━━━━━ Exercise material

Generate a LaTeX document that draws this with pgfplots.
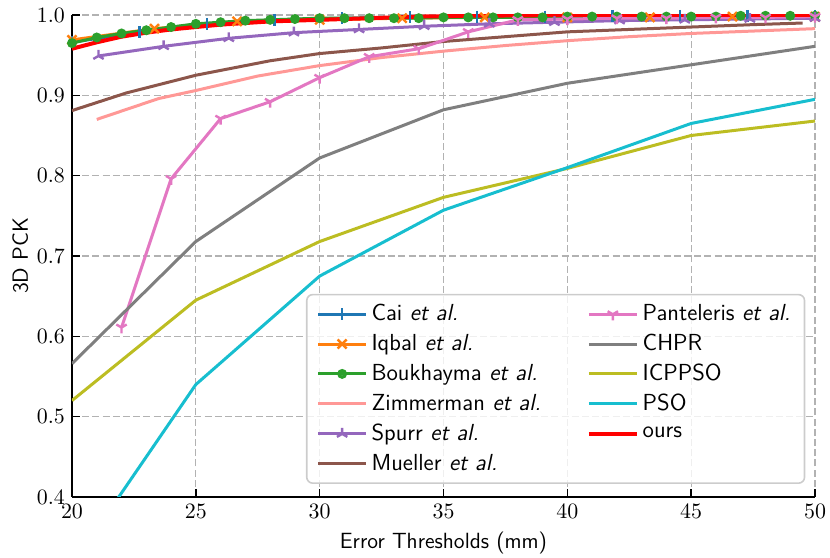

━━━━━━━━━━
━━━━━ Exercise material

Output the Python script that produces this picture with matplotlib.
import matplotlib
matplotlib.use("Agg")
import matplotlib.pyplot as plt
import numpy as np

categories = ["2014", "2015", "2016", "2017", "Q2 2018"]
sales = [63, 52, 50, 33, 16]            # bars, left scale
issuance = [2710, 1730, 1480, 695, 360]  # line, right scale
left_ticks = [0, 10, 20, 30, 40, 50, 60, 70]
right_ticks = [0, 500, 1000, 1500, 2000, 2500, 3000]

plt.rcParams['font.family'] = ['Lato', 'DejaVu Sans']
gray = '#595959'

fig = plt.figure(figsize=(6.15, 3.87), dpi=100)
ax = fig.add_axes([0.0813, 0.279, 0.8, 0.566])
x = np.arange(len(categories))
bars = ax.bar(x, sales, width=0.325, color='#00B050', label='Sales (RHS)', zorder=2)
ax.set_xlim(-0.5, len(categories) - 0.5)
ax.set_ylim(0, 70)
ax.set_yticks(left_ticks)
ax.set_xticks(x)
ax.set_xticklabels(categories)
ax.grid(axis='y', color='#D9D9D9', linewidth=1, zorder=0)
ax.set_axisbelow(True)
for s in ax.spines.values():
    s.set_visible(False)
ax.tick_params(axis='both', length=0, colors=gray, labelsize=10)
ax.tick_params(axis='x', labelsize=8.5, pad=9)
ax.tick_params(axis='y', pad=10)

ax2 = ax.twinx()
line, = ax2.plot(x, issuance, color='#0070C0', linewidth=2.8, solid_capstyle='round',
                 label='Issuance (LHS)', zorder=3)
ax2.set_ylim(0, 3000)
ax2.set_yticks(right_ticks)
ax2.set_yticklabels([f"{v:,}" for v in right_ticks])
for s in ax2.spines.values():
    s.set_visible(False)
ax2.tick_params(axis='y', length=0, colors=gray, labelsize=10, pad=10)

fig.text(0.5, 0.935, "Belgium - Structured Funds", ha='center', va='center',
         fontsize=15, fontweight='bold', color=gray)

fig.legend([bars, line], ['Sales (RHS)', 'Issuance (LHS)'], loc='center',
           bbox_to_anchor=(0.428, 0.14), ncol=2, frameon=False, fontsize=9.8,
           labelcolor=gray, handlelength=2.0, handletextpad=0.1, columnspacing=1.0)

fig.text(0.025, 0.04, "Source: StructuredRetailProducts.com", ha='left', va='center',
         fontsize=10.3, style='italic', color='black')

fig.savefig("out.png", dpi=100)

━━━━━━━━━━

> Task brief
Begin at the line that has "Output the Python"; stop after the line that has "gray = '#595959'". Copy every line in that span exactly.

> Answer
Output the Python script that produces this picture with matplotlib.
import matplotlib
matplotlib.use("Agg")
import matplotlib.pyplot as plt
import numpy as np

categories = ["2014", "2015", "2016", "2017", "Q2 2018"]
sales = [63, 52, 50, 33, 16]            # bars, left scale
issuance = [2710, 1730, 1480, 695, 360]  # line, right scale
left_ticks = [0, 10, 20, 30, 40, 50, 60, 70]
right_ticks = [0, 500, 1000, 1500, 2000, 2500, 3000]

plt.rcParams['font.family'] = ['Lato', 'DejaVu Sans']
gray = '#595959'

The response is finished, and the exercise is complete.